* start *

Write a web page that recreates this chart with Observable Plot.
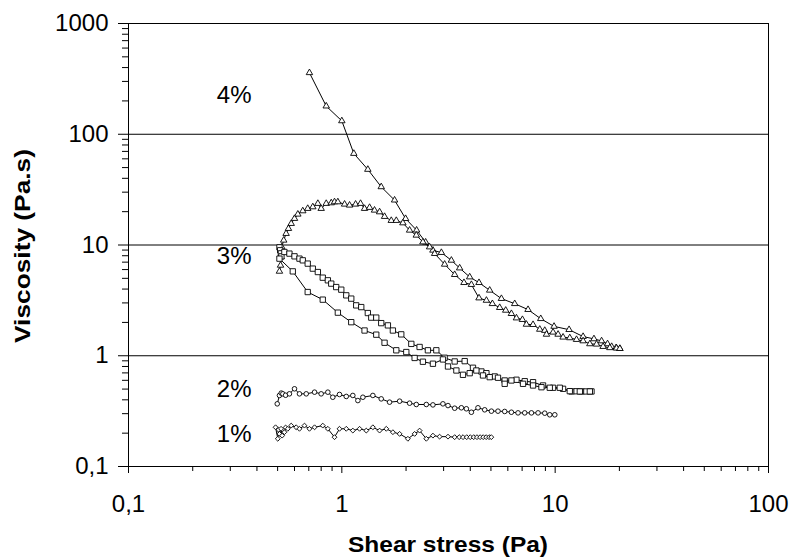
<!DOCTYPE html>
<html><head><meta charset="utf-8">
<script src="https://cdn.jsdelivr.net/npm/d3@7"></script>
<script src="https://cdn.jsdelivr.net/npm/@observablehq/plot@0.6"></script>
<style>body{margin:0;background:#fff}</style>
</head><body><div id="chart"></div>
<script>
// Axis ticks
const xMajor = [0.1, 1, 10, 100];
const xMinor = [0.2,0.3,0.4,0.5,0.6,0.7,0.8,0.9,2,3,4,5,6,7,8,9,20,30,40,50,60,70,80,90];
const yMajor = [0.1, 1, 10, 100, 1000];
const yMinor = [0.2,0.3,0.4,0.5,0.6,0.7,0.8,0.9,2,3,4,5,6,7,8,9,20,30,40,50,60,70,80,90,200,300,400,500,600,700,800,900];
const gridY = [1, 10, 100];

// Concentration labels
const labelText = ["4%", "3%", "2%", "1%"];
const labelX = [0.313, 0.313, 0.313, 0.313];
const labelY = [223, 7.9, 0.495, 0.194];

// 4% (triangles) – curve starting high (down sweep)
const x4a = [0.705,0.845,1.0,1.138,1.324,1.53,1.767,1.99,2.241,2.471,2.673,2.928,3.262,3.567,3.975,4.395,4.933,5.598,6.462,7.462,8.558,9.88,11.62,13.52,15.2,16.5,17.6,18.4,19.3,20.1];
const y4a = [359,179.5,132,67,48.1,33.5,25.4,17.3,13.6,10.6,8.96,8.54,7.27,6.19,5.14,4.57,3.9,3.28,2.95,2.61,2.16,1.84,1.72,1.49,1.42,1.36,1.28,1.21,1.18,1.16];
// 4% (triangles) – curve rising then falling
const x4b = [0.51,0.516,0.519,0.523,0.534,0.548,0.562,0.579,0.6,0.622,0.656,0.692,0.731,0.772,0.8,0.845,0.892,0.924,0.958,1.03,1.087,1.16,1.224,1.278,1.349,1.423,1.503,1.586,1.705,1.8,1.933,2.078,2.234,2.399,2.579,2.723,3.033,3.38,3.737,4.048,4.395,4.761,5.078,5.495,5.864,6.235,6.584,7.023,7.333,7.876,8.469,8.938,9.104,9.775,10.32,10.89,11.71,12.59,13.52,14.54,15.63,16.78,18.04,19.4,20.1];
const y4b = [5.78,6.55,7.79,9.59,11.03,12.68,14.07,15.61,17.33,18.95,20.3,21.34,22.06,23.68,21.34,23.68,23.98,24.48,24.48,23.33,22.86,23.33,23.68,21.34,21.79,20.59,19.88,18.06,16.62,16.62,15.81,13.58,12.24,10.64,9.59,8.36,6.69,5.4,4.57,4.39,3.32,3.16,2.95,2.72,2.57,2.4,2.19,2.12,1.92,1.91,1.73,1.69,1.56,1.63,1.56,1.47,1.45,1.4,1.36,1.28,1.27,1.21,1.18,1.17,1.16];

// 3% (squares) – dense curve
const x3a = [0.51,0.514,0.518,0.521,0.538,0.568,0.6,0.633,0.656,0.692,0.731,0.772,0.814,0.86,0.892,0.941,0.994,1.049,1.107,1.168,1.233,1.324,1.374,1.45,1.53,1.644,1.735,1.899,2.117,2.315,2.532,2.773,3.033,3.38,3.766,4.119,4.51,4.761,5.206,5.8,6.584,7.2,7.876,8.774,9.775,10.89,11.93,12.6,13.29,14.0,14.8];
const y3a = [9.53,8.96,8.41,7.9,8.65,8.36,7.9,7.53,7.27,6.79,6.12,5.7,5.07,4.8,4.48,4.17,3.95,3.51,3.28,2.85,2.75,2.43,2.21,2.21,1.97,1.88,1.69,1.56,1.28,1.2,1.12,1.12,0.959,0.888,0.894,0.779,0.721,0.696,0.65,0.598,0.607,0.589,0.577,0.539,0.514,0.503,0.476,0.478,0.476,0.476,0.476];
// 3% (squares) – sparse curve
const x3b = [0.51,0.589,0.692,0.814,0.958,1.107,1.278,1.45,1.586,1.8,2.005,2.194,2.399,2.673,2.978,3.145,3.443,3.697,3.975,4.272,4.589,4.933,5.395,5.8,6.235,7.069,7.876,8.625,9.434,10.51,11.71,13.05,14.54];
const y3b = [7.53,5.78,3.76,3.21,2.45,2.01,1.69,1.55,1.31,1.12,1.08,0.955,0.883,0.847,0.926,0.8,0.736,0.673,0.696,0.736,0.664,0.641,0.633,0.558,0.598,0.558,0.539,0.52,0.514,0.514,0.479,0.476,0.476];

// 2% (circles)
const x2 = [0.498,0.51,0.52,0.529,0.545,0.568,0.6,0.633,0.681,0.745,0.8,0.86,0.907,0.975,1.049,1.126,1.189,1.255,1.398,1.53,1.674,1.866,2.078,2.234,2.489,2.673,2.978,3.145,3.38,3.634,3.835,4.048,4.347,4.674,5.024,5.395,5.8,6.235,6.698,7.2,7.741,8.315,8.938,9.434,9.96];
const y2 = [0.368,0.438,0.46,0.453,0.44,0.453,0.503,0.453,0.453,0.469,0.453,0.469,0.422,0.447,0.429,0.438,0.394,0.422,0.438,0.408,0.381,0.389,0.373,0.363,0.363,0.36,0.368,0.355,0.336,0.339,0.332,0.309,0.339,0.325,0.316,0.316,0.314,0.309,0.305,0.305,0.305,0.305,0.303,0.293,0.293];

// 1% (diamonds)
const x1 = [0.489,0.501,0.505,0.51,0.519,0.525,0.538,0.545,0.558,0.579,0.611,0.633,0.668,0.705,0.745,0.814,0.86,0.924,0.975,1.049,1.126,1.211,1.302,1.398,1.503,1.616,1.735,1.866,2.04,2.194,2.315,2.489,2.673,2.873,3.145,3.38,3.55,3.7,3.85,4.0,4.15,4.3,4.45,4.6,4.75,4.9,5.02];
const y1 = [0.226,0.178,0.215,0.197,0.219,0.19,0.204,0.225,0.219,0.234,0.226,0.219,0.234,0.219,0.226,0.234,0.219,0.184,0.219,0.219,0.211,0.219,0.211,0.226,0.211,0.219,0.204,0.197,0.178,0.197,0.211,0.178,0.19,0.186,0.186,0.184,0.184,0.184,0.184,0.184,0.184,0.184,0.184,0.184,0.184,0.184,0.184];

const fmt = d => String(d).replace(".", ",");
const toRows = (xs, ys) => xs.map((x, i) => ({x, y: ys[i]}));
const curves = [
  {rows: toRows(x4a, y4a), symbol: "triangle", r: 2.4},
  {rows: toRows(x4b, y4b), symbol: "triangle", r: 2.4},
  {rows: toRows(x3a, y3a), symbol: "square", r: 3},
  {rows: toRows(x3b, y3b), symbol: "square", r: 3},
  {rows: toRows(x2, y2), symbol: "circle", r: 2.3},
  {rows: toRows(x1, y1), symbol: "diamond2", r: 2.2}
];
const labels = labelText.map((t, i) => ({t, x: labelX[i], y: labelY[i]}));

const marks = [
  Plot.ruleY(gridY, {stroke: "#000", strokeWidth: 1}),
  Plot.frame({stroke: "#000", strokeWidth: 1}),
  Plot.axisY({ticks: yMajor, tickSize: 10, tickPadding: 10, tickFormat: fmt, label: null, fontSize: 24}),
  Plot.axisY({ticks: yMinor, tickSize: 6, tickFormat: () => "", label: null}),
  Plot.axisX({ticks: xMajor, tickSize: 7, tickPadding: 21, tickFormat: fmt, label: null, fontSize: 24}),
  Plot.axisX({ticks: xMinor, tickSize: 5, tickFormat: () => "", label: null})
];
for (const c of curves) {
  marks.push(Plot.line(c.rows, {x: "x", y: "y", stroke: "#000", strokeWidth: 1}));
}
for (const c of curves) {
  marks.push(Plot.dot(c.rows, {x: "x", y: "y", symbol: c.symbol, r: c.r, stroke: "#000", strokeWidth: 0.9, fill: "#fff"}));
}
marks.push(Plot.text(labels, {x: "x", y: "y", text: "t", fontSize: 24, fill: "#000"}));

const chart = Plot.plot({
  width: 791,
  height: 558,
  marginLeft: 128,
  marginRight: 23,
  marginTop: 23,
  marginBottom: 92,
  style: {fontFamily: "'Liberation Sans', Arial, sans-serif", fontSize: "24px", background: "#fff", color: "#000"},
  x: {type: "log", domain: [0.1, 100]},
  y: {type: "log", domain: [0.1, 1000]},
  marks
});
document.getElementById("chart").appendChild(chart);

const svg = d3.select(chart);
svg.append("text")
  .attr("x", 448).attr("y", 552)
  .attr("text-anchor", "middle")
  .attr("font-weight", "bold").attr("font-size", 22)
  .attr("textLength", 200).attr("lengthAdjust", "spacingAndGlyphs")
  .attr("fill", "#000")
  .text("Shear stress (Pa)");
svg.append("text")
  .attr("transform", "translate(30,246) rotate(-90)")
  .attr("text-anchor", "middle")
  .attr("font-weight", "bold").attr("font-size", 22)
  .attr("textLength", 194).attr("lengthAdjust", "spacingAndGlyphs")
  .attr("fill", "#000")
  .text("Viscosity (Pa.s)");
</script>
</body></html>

* end *

Aim
Take the lines from the start of the material to the line with "const labelY = [223, 7.9, 0.495, 0.194];", both included, and transcribe them exactly without the pictures.

Task solution
Write a web page that recreates this chart with Observable Plot.
<!DOCTYPE html>
<html><head><meta charset="utf-8">
<script src="https://cdn.jsdelivr.net/npm/d3@7"></script>
<script src="https://cdn.jsdelivr.net/npm/@observablehq/plot@0.6"></script>
<style>body{margin:0;background:#fff}</style>
</head><body><div id="chart"></div>
<script>
// Axis ticks
const xMajor = [0.1, 1, 10, 100];
const xMinor = [0.2,0.3,0.4,0.5,0.6,0.7,0.8,0.9,2,3,4,5,6,7,8,9,20,30,40,50,60,70,80,90];
const yMajor = [0.1, 1, 10, 100, 1000];
const yMinor = [0.2,0.3,0.4,0.5,0.6,0.7,0.8,0.9,2,3,4,5,6,7,8,9,20,30,40,50,60,70,80,90,200,300,400,500,600,700,800,900];
const gridY = [1, 10, 100];

// Concentration labels
const labelText = ["4%", "3%", "2%", "1%"];
const labelX = [0.313, 0.313, 0.313, 0.313];
const labelY = [223, 7.9, 0.495, 0.194];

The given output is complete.